Maximum Power Point Tracking Injection Method for Islanding Detection of Grid-Connected Photovoltaic Systems in Microgrid

This paper proposes a novel islanding detection method (IDM) for grid-connected photovoltaic systems (GCPVSs) through a disturbance injection in the maximum power point tracking (MPPT) algorithm. When an absolute deviation of the output voltage exceeds a threshold, the applied disturbance shifts system operating point from its maximum power point (MPP) condition. This leads to a sharp active power output reduction and consequently, a significant voltage drop in islanded mode beyond the standard voltage limit. The proposed algorithm is defined in a way that the distributed generator (DG) can be restored to MPP after islanding classification.
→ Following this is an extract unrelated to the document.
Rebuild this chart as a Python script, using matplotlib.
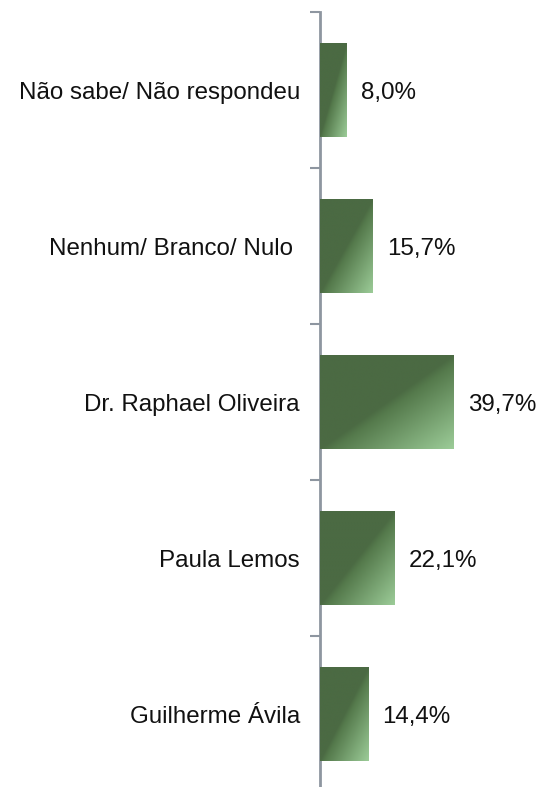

It is thereby effective in microgrid in where the power injection at maximum level to cater the critical loads and maintain the stability of the isolated area are pursued. An intentional time delay has also been considered to avoid nuisance tripping in short-circuit faults which do not require tripping. The assessment of the proposed technique has been conducted for a sample network containing two GCPVSs in a real-time platform including actual relays in hardware-in-the-loop (HiL). The provided results under extensive islanding scenarios defined in islanding standards endorse timely and accurately detection with negligible non-detection zone (NDZ) as well as no false tripping in non-islanding disturbances. The comparative analysis of the presented scheme with a few recent IDMs for GCPVS highlights its overall superiorities, including very small NDZ, fast detection, thresholds self-standing determination, no adverse effect on power quality, and simple and inexpensive integration.